Problem requirements: Your task is to retype, word for word, the lines from the start of the data through the line holding "import plotly.graph_objects as go". Do not include the pictures.

Information shown:
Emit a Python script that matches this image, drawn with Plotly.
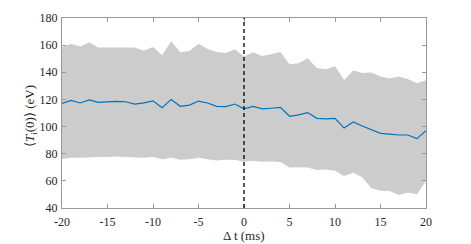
import plotly.graph_objects as go

dt = list(range(-20, 21))
mean_ti = [117.1, 119.3, 117.4, 119.6, 117.9, 118.3, 118.5, 118.3, 116.6, 117.5,
           119.0, 113.9, 120.0, 114.9, 115.8, 118.8, 117.4, 114.9, 114.7, 116.6,
           113.1, 114.9, 113.0, 113.5, 114.1, 107.6, 108.6, 110.3, 106.1, 105.6,
           106.1, 98.9, 103.4, 100.4, 97.5, 95.0, 94.5, 93.8, 93.8, 91.1, 97.0]
upper_ti = [158.4, 161.1, 159.0, 162.0, 158.2, 158.2, 158.7, 158.7, 158.2, 155.9,
            158.7, 152.5, 162.8, 154.7, 155.7, 161.1, 157.2, 155.0, 154.3, 156.9,
            151.6, 154.7, 152.0, 153.2, 155.0, 145.9, 146.7, 150.3, 143.2, 142.2,
            144.5, 134.3, 141.3, 139.4, 139.9, 136.9, 135.5, 136.9, 135.0, 131.9, 134.1]
lower_ti = [76.1, 77.0, 77.0, 77.5, 77.5, 77.5, 78.0, 77.5, 77.0, 77.0,
            77.5, 76.0, 77.0, 75.5, 76.0, 77.0, 76.0, 75.0, 75.5, 75.5,
            74.1, 74.9, 74.0, 74.3, 73.9, 69.9, 70.1, 69.9, 68.0, 68.4,
            67.5, 63.6, 65.9, 62.6, 54.5, 52.8, 52.6, 49.6, 51.4, 50.2, 59.9]
event_time = 0
x_ticks = [-20, -15, -10, -5, 0, 5, 10, 15, 20]
y_ticks = [40, 60, 80, 100, 120, 140, 160, 180]
x_title = "Δ t (ms)"
y_title = "⟨<i>T</i><sub>i</sub>(0)⟩ (eV)"

SERIF = "Liberation Serif"
TXT = "#262626"

fig = go.Figure()
fig.add_trace(go.Scatter(x=dt, y=upper_ti, mode="lines", line=dict(width=0),
                         hoverinfo="skip", showlegend=False))
fig.add_trace(go.Scatter(x=dt, y=lower_ti, mode="lines", line=dict(width=0),
                         fill="tonexty", fillcolor="#cccccc",
                         hoverinfo="skip", showlegend=False))
fig.add_trace(go.Scatter(x=dt, y=mean_ti, mode="lines",
                         line=dict(color="#0072BD", width=1.2), showlegend=False))
fig.add_shape(type="line", x0=event_time, x1=event_time, y0=0, y1=1,
              xref="x", yref="paper", line=dict(color="black", width=1.3, dash="4px,3px"))

axis_common = dict(showline=True, mirror="ticks", linecolor="#999999", linewidth=1,
                   ticks="inside", ticklen=4, tickcolor="#999999", showgrid=False,
                   zeroline=False, automargin=False)

fig.update_layout(
    width=463, height=236,
    margin=dict(l=54, r=45, t=10, b=36),
    plot_bgcolor="white", paper_bgcolor="white",
    font=dict(family=SERIF, color=TXT),
    xaxis=dict(range=[-20, 20], tickvals=x_ticks, ticktext=[str(v) for v in x_ticks],
               tickfont=dict(family=SERIF, size=12, color=TXT), ticklabelstandoff=3,
               **axis_common),
    yaxis=dict(range=[40, 180], tickvals=y_ticks, ticktext=[str(v) for v in y_ticks],
               tickfont=dict(family=SERIF, size=12, color=TXT), ticklabelstandoff=1,
               **axis_common),
    annotations=[
        dict(text=x_title, xref="paper", yref="paper", x=0.5, y=0,
             xanchor="center", yanchor="middle", yshift=-27, showarrow=False,
             font=dict(family=SERIF, size=13, color=TXT)),
        dict(text=y_title, xref="paper", yref="paper", x=0, y=0.5,
             xanchor="center", yanchor="middle", xshift=-32, yshift=-3,
             textangle=-90, showarrow=False,
             font=dict(family=SERIF, size=13, color=TXT)),
    ],
)

fig.write_html("out.html")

Solution to this exercise:
Emit a Python script that matches this image, drawn with Plotly.
import plotly.graph_objects as go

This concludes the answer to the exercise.